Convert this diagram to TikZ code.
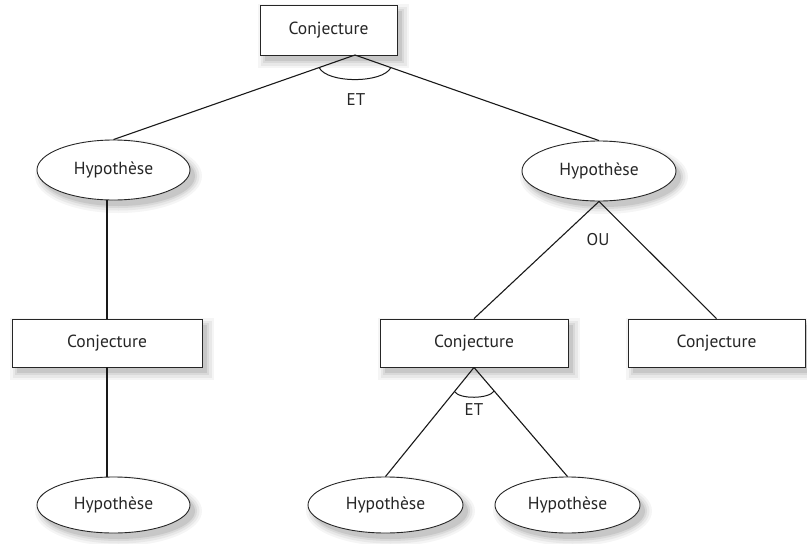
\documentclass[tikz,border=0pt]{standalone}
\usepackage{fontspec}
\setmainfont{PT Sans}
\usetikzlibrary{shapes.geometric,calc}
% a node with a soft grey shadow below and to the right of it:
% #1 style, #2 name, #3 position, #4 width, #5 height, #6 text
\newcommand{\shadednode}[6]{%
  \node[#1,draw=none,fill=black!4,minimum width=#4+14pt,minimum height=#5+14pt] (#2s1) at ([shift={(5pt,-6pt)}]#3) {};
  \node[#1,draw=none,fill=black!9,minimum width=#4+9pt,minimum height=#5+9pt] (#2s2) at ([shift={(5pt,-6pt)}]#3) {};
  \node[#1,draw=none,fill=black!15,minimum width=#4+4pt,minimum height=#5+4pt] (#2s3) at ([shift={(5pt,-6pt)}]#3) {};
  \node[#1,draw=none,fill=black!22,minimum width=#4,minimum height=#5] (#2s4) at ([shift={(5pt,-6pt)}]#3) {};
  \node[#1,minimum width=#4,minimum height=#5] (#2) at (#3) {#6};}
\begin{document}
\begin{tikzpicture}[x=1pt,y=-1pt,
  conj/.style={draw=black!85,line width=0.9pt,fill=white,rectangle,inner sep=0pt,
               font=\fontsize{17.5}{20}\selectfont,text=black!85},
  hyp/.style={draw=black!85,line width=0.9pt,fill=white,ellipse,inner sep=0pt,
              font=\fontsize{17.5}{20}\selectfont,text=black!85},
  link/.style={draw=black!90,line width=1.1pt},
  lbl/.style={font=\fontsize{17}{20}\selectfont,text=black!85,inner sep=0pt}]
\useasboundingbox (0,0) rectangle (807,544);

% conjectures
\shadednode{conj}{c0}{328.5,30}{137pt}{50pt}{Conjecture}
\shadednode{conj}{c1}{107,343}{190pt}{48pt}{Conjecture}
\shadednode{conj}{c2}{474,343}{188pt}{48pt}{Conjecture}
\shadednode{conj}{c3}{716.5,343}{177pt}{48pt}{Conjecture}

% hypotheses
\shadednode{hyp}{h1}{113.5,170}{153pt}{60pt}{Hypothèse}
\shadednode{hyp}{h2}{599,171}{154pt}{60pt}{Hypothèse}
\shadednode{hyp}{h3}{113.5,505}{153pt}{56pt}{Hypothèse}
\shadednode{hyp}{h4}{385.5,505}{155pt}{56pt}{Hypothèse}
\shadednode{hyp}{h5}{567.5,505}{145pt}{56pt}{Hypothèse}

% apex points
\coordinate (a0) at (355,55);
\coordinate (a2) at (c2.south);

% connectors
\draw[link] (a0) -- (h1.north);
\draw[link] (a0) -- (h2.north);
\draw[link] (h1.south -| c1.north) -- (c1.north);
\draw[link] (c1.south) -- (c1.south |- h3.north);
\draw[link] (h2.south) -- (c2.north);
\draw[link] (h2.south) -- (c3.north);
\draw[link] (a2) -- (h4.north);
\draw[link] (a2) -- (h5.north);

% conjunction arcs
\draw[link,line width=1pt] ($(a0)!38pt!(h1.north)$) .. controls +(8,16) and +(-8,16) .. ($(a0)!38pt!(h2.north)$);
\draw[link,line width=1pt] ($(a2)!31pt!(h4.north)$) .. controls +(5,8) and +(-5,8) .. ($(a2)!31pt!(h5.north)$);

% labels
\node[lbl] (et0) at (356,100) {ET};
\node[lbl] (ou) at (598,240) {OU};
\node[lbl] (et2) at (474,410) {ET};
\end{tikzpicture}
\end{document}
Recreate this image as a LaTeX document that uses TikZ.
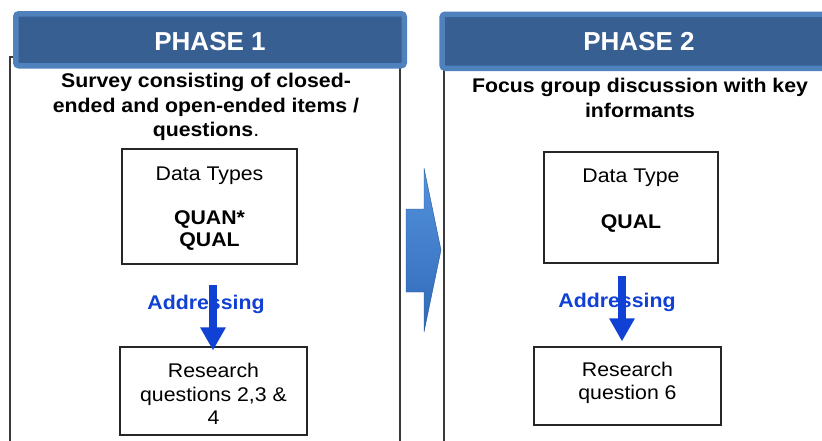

■ PROBLEM STATEMENT:
All of the entries above should be copied exactly, except for the pictures.

■ SOLUTION:
Convert this diagram to TikZ code.
\documentclass[tikz,border=0pt]{standalone}
\usepackage{fontspec}
\setmainfont{PT Sans}
\usetikzlibrary{shapes.geometric,calc}
% a node with a soft grey shadow below and to the right of it:
% #1 style, #2 name, #3 position, #4 width, #5 height, #6 text
\newcommand{\shadednode}[6]{%
  \node[#1,draw=none,fill=black!4,minimum width=#4+14pt,minimum height=#5+14pt] (#2s1) at ([shift={(5pt,-6pt)}]#3) {};
  \node[#1,draw=none,fill=black!9,minimum width=#4+9pt,minimum height=#5+9pt] (#2s2) at ([shift={(5pt,-6pt)}]#3) {};
  \node[#1,draw=none,fill=black!15,minimum width=#4+4pt,minimum height=#5+4pt] (#2s3) at ([shift={(5pt,-6pt)}]#3) {};
  \node[#1,draw=none,fill=black!22,minimum width=#4,minimum height=#5] (#2s4) at ([shift={(5pt,-6pt)}]#3) {};
  \node[#1,minimum width=#4,minimum height=#5] (#2) at (#3) {#6};}
\begin{document}
\begin{tikzpicture}[x=1pt,y=-1pt,
  conj/.style={draw=black!85,line width=0.9pt,fill=white,rectangle,inner sep=0pt,
               font=\fontsize{17.5}{20}\selectfont,text=black!85},
  hyp/.style={draw=black!85,line width=0.9pt,fill=white,ellipse,inner sep=0pt,
              font=\fontsize{17.5}{20}\selectfont,text=black!85},
  link/.style={draw=black!90,line width=1.1pt},
  lbl/.style={font=\fontsize{17}{20}\selectfont,text=black!85,inner sep=0pt}]
\useasboundingbox (0,0) rectangle (807,544);

% conjectures
\shadednode{conj}{c0}{328.5,30}{137pt}{50pt}{Conjecture}
\shadednode{conj}{c1}{107,343}{190pt}{48pt}{Conjecture}
\shadednode{conj}{c2}{474,343}{188pt}{48pt}{Conjecture}
\shadednode{conj}{c3}{716.5,343}{177pt}{48pt}{Conjecture}

% hypotheses
\shadednode{hyp}{h1}{113.5,170}{153pt}{60pt}{Hypothèse}
\shadednode{hyp}{h2}{599,171}{154pt}{60pt}{Hypothèse}
\shadednode{hyp}{h3}{113.5,505}{153pt}{56pt}{Hypothèse}
\shadednode{hyp}{h4}{385.5,505}{155pt}{56pt}{Hypothèse}
\shadednode{hyp}{h5}{567.5,505}{145pt}{56pt}{Hypothèse}

% apex points
\coordinate (a0) at (355,55);
\coordinate (a2) at (c2.south);

% connectors
\draw[link] (a0) -- (h1.north);
\draw[link] (a0) -- (h2.north);
\draw[link] (h1.south -| c1.north) -- (c1.north);
\draw[link] (c1.south) -- (c1.south |- h3.north);
\draw[link] (h2.south) -- (c2.north);
\draw[link] (h2.south) -- (c3.north);
\draw[link] (a2) -- (h4.north);
\draw[link] (a2) -- (h5.north);

% conjunction arcs
\draw[link,line width=1pt] ($(a0)!38pt!(h1.north)$) .. controls +(8,16) and +(-8,16) .. ($(a0)!38pt!(h2.north)$);
\draw[link,line width=1pt] ($(a2)!31pt!(h4.north)$) .. controls +(5,8) and +(-5,8) .. ($(a2)!31pt!(h5.north)$);

% labels
\node[lbl] (et0) at (356,100) {ET};
\node[lbl] (ou) at (598,240) {OU};
\node[lbl] (et2) at (474,410) {ET};
\end{tikzpicture}
\end{document}
Recreate this image as a LaTeX document that uses TikZ.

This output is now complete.